Whereas Mission and Spanish Colonial structures rely on a red, clay-tiled roof for the Spanish motif, Pueblo Style structures feature a flat roof shielded by a parapet constructed from adobe. The roof was (or at least appeared to be) framed with roughly cut logs that protrude through the adobe parapet. All of these characteristics are derived from the primitive adobe structures of the 17th century, although they are strictly stylistic and ornamental in Pueblo Revival structures.
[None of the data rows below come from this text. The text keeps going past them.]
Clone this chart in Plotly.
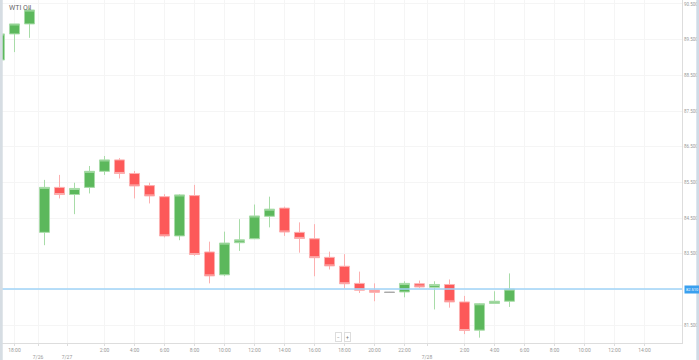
import plotly.graph_objects as go

title = "WTI Oil"
idx = list(range(35))
open_ = [88.93, 89.66, 89.94, 84.10, 85.36, 85.16, 85.36, 85.81, 86.13, 85.75,
         85.41, 85.10, 84.00, 85.13, 83.55, 82.91, 83.81, 83.92, 84.55, 84.78,
         84.10, 83.92, 83.40, 83.15, 82.67, 82.48, 82.42, 82.43, 82.66, 82.56,
         82.64, 82.15, 81.36, 82.11, 82.17]
high = [89.70, 89.94, 90.39, 85.57, 85.71, 85.49, 85.96, 86.24, 86.18, 85.82,
        85.49, 85.17, 85.17, 85.43, 83.84, 84.12, 84.47, 84.88, 85.10, 84.82,
        84.38, 84.33, 83.56, 83.49, 83.00, 82.67, 82.43, 82.73, 82.75, 82.73,
        82.78, 82.32, 82.12, 82.45, 82.95]
low = [88.93, 89.15, 89.55, 83.74, 85.05, 84.61, 85.19, 85.71, 85.61, 85.05,
       84.91, 83.96, 83.88, 83.44, 82.67, 82.87, 83.58, 83.91, 84.24, 84.00,
       83.53, 82.87, 83.06, 82.53, 82.40, 82.17, 82.41, 82.28, 82.54, 81.94,
       81.99, 81.25, 81.15, 82.10, 82.01]
close = [89.66, 89.94, 90.33, 85.36, 85.16, 85.33, 85.81, 86.13, 85.75, 85.40,
         85.12, 84.00, 85.15, 83.48, 82.88, 83.80, 83.89, 84.56, 84.75, 84.11,
         83.93, 83.39, 83.16, 82.66, 82.48, 82.42, 82.42, 82.67, 82.57, 82.64,
         82.15, 81.35, 82.10, 82.17, 82.51]

tick_pos = [1, 2.57, 4.5, 7, 9, 11, 13, 15, 17, 19, 21, 23, 25, 27, 28.5, 31, 33, 35, 37, 39, 41, 43]
tick_text = ["18:00", "<br>7/26", "<br>7/27", "2:00", "4:00", "6:00", "8:00", "10:00", "12:00",
             "14:00", "16:00", "18:00", "20:00", "22:00", "<br>7/28", "2:00", "4:00", "6:00",
             "8:00", "10:00", "12:00", "14:00"]
y_ticks = [81.5, 82.5, 83.5, 84.5, 85.5, 86.5, 87.5, 88.5, 89.5, 90.5]
y_labels = ["81.500", "", "83.500", "84.500", "85.500", "86.500", "87.500", "88.500", "89.500", "90.500"]
current_price = 82.51
current_label = "82.510"

main = [i for i in idx if open_[i] != close[i]]
doji = [i for i in idx if open_[i] == close[i]]

fig = go.Figure()
fig.add_trace(go.Candlestick(
    x=[idx[i] for i in main], open=[open_[i] for i in main], high=[high[i] for i in main],
    low=[low[i] for i in main], close=[close[i] for i in main],
    increasing=dict(fillcolor="#5cb85c", line=dict(color="#a8dca8", width=1)),
    decreasing=dict(fillcolor="#fd5959", line=dict(color="#fcb0b0", width=1)),
    whiskerwidth=0, showlegend=False, hoverinfo="skip"))
fig.add_trace(go.Candlestick(
    x=[idx[i] for i in doji], open=[open_[i] for i in doji], high=[high[i] for i in doji],
    low=[low[i] for i in doji], close=[close[i] for i in doji],
    increasing=dict(fillcolor="#aaaaaa", line=dict(color="#aaaaaa", width=1)),
    decreasing=dict(fillcolor="#aaaaaa", line=dict(color="#aaaaaa", width=1)),
    whiskerwidth=0, showlegend=False, hoverinfo="skip"))

fig.add_shape(type="line", xref="paper", x0=0, x1=1, yref="y", y0=current_price, y1=current_price,
              line=dict(color="#9fd3f7", width=1.5), layer="above")
fig.add_annotation(xref="paper", x=1.003, yref="y", y=current_price, text=current_label,
                   showarrow=False, xanchor="left", yanchor="middle", bgcolor="#3aa0ef",
                   font=dict(size=4, color="white", family="Roboto"), borderpad=1)
fig.add_annotation(xref="paper", x=0.01, yref="paper", y=0.993, text=title, showarrow=False,
                   xanchor="left", yanchor="top", font=dict(size=7, color="#666666", family="Roboto"))
# zoom buttons
fig.add_annotation(xref="paper", x=0.497, yref="paper", y=0.0, text="−", showarrow=False,
                   xanchor="center", yanchor="bottom", font=dict(size=5, color="#777777"),
                   bordercolor="#dddddd", borderwidth=1, borderpad=1, bgcolor="white", yshift=1)
fig.add_annotation(xref="paper", x=0.509, yref="paper", y=0.0, text="+", showarrow=False,
                   xanchor="center", yanchor="bottom", font=dict(size=5, color="#777777"),
                   bordercolor="#dddddd", borderwidth=1, borderpad=1, bgcolor="white", yshift=1)
# edge strips
fig.add_shape(type="rect", xref="paper", x0=-0.001, x1=0.004, yref="paper", y0=-0.06, y1=1,
              fillcolor="#d6dde3", line=dict(width=0), layer="above")
fig.add_shape(type="rect", xref="paper", x0=1.021, x1=1.03, yref="paper", y0=-0.06, y1=1,
              fillcolor="#cfdbe6", line=dict(width=0), layer="above")

fig.update_layout(
    width=699, height=360, margin=dict(l=0, r=17, t=0, b=17),
    paper_bgcolor="white", plot_bgcolor="white", boxgap=0.33, boxgroupgap=0,
    font=dict(family="Roboto", size=5, color="#999999"),
    xaxis=dict(range=[0.033, 45.5], tickvals=tick_pos, ticktext=tick_text, showgrid=True,
               gridcolor="#f5f5f5", gridwidth=1, zeroline=False, showline=True, linecolor="#dddddd",
               ticks="outside", ticklen=2, tickcolor="#dddddd", rangeslider=dict(visible=False),
               tickfont=dict(size=5, color="#999999"), fixedrange=True),
    yaxis=dict(range=[81.0, 90.61], side="right", tickvals=y_ticks, ticktext=y_labels,
               showgrid=True, gridcolor="#f5f5f5", zeroline=False, showline=True,
               linecolor="#dddddd", tickfont=dict(size=4.5, color="#999999"), ticks="", fixedrange=True),
)

fig.write_html("out.html")
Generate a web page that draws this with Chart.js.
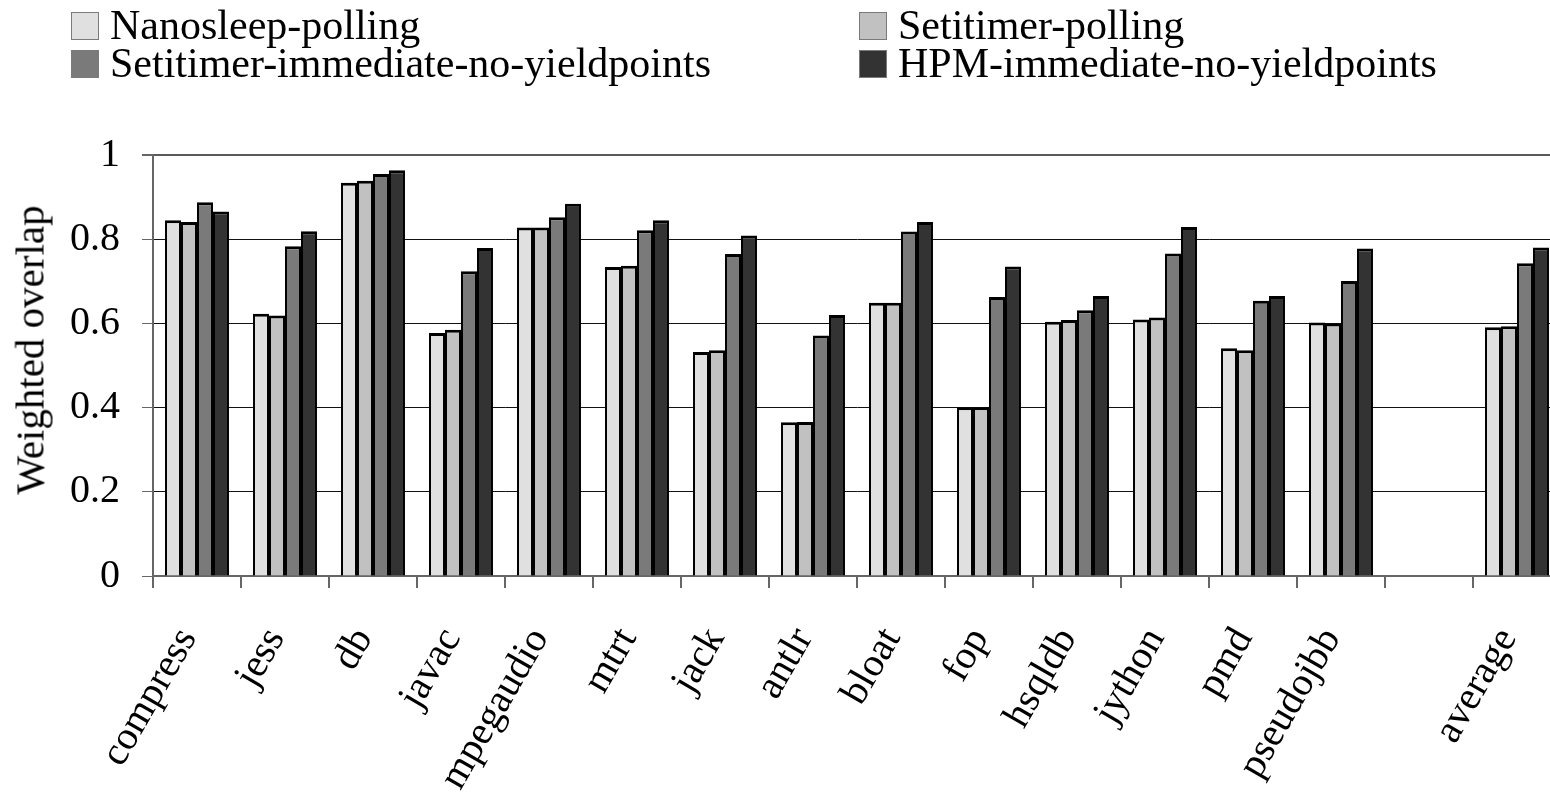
<!DOCTYPE html>
<html>
<head>
<meta charset="utf-8">
<script src="https://cdn.jsdelivr.net/npm/chart.js@4.4.0/dist/chart.umd.min.js"></script>
<style>
    html, body { margin: 0; padding: 0; background: #fff; overflow: hidden; }
    #contenedor { position: relative; width: 1550px; height: 796px; overflow: hidden; }
    #grafica { position: absolute; left: 0; top: 0; }
    .item-leyenda, #titulo-y {
        position: absolute;
        font-family: 'Liberation Serif', 'Times New Roman', serif;
        color: #000;
        white-space: nowrap;
    }
    .item-leyenda { font-size: 42px; line-height: 42px; }
    #titulo-y {
        font-size: 41px;
        line-height: 41px;
        left: 30px;
        top: 350px;
        transform: translate(-50%, -50%) rotate(-90deg);
    }
    .caja {
        position: absolute;
        width: 26px;
        height: 26px;
        border: 1px solid #7a7a7a;
    }
</style>
</head>
<body>
<div id="contenedor">
    <canvas id="grafica" width="1600" height="796"></canvas>
    <div id="titulo-y">Weighted overlap</div>
    <div id="leyenda"></div>
</div>
<script>
// Datos
const categorias = ['compress', 'jess', 'db', 'javac', 'mpegaudio', 'mtrt', 'jack', 'antlr',
    'bloat', 'fop', 'hsqldb', 'jython', 'pmd', 'pseudojbb', '', 'average'];

const series = ['Nanosleep-polling', 'Setitimer-polling',
    'Setitimer-immediate-no-yieldpoints', 'HPM-immediate-no-yieldpoints'];

const nanosleepPolling   = [0.845, 0.623, 0.934, 0.577, 0.828, 0.734, 0.532, 0.365, 0.649, 0.401, 0.604, 0.609, 0.541, 0.602, null, 0.591];
const setitimerPolling   = [0.841, 0.619, 0.939, 0.585, 0.828, 0.737, 0.536, 0.366, 0.649, 0.401, 0.608, 0.614, 0.536, 0.600, null, 0.593];
const setitimerImmediate = [0.888, 0.783, 0.955, 0.724, 0.852, 0.821, 0.765, 0.571, 0.818, 0.663, 0.631, 0.766, 0.654, 0.701, null, 0.743];
const hpmImmediate       = [0.866, 0.819, 0.964, 0.779, 0.884, 0.845, 0.809, 0.620, 0.841, 0.735, 0.665, 0.829, 0.665, 0.778, null, 0.780];

const colores = ['#e0e0e0', '#c0c1c0', '#7a7a7a', '#333333'];
const fuente = "'Liberation Serif', 'Times New Roman', serif";

const valores = [nanosleepPolling, setitimerPolling, setitimerImmediate, hpmImmediate];

const grafica = new Chart(document.getElementById('grafica'), {
    type: 'bar',
    data: {
        labels: categorias,
        datasets: series.map((nombre, i) => ({
            label: nombre,
            data: valores[i],
            backgroundColor: colores[i],
            borderColor: '#000',
            borderWidth: { top: 3, left: 2, right: 2, bottom: 0 },
            categoryPercentage: 0.727,
            barPercentage: 1.0
        }))
    },
    options: {
        responsive: false,
        animation: false,
        layout: { padding: { top: 155, right: 39, left: 0, bottom: 0 } },
        plugins: {
            legend: { display: false },
            tooltip: { enabled: false }
        },
        scales: {
            x: {
                offset: true,
                grid: { drawOnChartArea: false, offset: true, tickLength: 12, color: '#666', lineWidth: 2 },
                border: { color: '#666', width: 2 },
                ticks: {
                    font: { family: fuente, size: 40 },
                    color: '#000',
                    minRotation: 60,
                    maxRotation: 60,
                    autoSkip: false,
                    padding: 32,
                    labelOffset: -9
                },
                afterFit: escala => { escala.height = 220; }
            },
            y: {
                min: 0,
                max: 1,
                ticks: {
                    stepSize: 0.2,
                    font: { family: fuente, size: 40 },
                    color: '#000',
                    padding: 22,
                    callback: v => (v === 0 || v === 1) ? String(v) : v.toFixed(1)
                },
                grid: {
                    color: ctx => ctx.tick && ctx.tick.value === 1 ? '#5a5a5a' : '#111',
                    lineWidth: ctx => ctx.tick && ctx.tick.value === 1 ? 2 : 1,
                    tickLength: 11,
                    tickColor: '#666'
                },
                border: { color: '#666', width: 2 },
                afterFit: escala => { escala.width = 153; }
            }
        }
    }
});

// Leyenda en dos columnas, como en la figura
const posiciones = [[71, 12], [859, 12], [71, 50], [859, 50]];
const leyenda = document.getElementById('leyenda');
grafica.data.datasets.forEach((ds, i) => {
    const [x, y] = posiciones[i];
    const caja = document.createElement('span');
    caja.className = 'caja';
    caja.style.left = x + 'px';
    caja.style.top = y + 'px';
    caja.style.background = ds.backgroundColor;
    leyenda.appendChild(caja);

    const texto = document.createElement('div');
    texto.className = 'item-leyenda';
    texto.style.left = (x + 39) + 'px';
    texto.style.top = (y - 8) + 'px';
    texto.textContent = ds.label;
    leyenda.appendChild(texto);
});
</script>
</body>
</html>
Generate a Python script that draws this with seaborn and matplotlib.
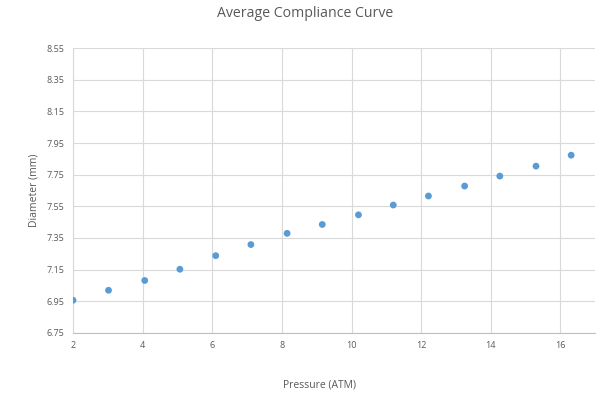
import numpy as np
import pandas as pd
import seaborn as sns
import matplotlib.pyplot as plt

# 資料
pressure = [2.0, 3.02, 4.06, 5.07, 6.10, 7.11, 8.15, 9.16, 10.20, 11.20,
            12.21, 13.25, 14.26, 15.30, 16.31]
diameter = [6.956, 7.019, 7.081, 7.152, 7.238, 7.308, 7.379, 7.435, 7.496,
            7.558, 7.615, 7.678, 7.741, 7.804, 7.873]
x_ticks = [2, 4, 6, 8, 10, 12, 14, 16]
y_ticks = [6.75, 6.95, 7.15, 7.35, 7.55, 7.75, 7.95, 8.15, 8.35, 8.55]

df = pd.DataFrame({'Pressure': pressure, 'Diameter': diameter})

sns.set_style('white')
plt.rcParams['font.family'] = ['Open Sans', 'DejaVu Sans']
text_color = '#595959'
grid_color = '#D9D9D9'

fig = plt.figure(figsize=(6.1, 4.01), dpi=100)
ax = fig.add_axes([0.1197, 0.170, 0.856, 0.710])

sns.scatterplot(data=df, x='Pressure', y='Diameter', color='#5B9BD5',
                s=24, edgecolor='none', ax=ax, zorder=3)

ax.set_xlim(2, 17)
ax.set_ylim(6.75, 8.55)
ax.set_xticks(x_ticks)
ax.set_xticklabels([str(t) for t in x_ticks])
ax.set_yticks(y_ticks)
ax.set_yticklabels([f'{t:.2f}' for t in y_ticks])
ax.tick_params(axis='both', length=0, labelsize=6.5, colors=text_color, pad=6)

ax.grid(True, color=grid_color, linewidth=0.8)
ax.set_axisbelow(True)
for s in ['top', 'right']:
    ax.spines[s].set_visible(False)
ax.spines['left'].set_color(grid_color)
ax.spines['bottom'].set_color('#BFBFBF')
ax.spines['left'].set_linewidth(0.8)
ax.spines['bottom'].set_linewidth(0.8)

ax.set_xlabel('Pressure (ATM)', fontsize=7.5, color=text_color, labelpad=20)
ax.xaxis.set_label_coords(0.473, -0.165)
ax.set_ylabel('Diameter (mm)', fontsize=7.5, color=text_color, labelpad=5)
fig.suptitle('Average Compliance Curve', fontsize=10.2, color=text_color, y=0.985)

plt.savefig('out.png', dpi=100)
plt.close()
A typical Pueblo Style house incorporates most of these elements:

  • Massive, round-edged walls which appear to be made with adobe (though the exterior is typically rough stucco applied to a conventional frame structure)
  • Walls that extend past the roof, topped by rounded parapets
  • An (apparently) flat roof with no overhang
  • Spouts in the parapet to direct rainwater off the roof
  • The appearance of heavy timbers extending through walls below the parapets (giving the impression that you are seeing the ends of actual roof support beams)
  • Deep window and door openings
  • Heavy wood timbers used as lintels above doors and windows
  • Simple windows and heavy wooden doors
  • Elaborate corbels (a corbel is an architectural bracket or block projecting from a wall and supporting (or appearing to support) beam
  • Porches held up with heavy timber posts
  • Enclosed patios

Pueblo Revival homes were never widely popular in Dallas. Most folks would agree they look a bid odd when they are separated from the desert landscape, plopped down in the middle of a green lawn, and shaded by towering pecan trees. But you'll see a pueblo-inspired home from time to time as you drive around the M-Street area.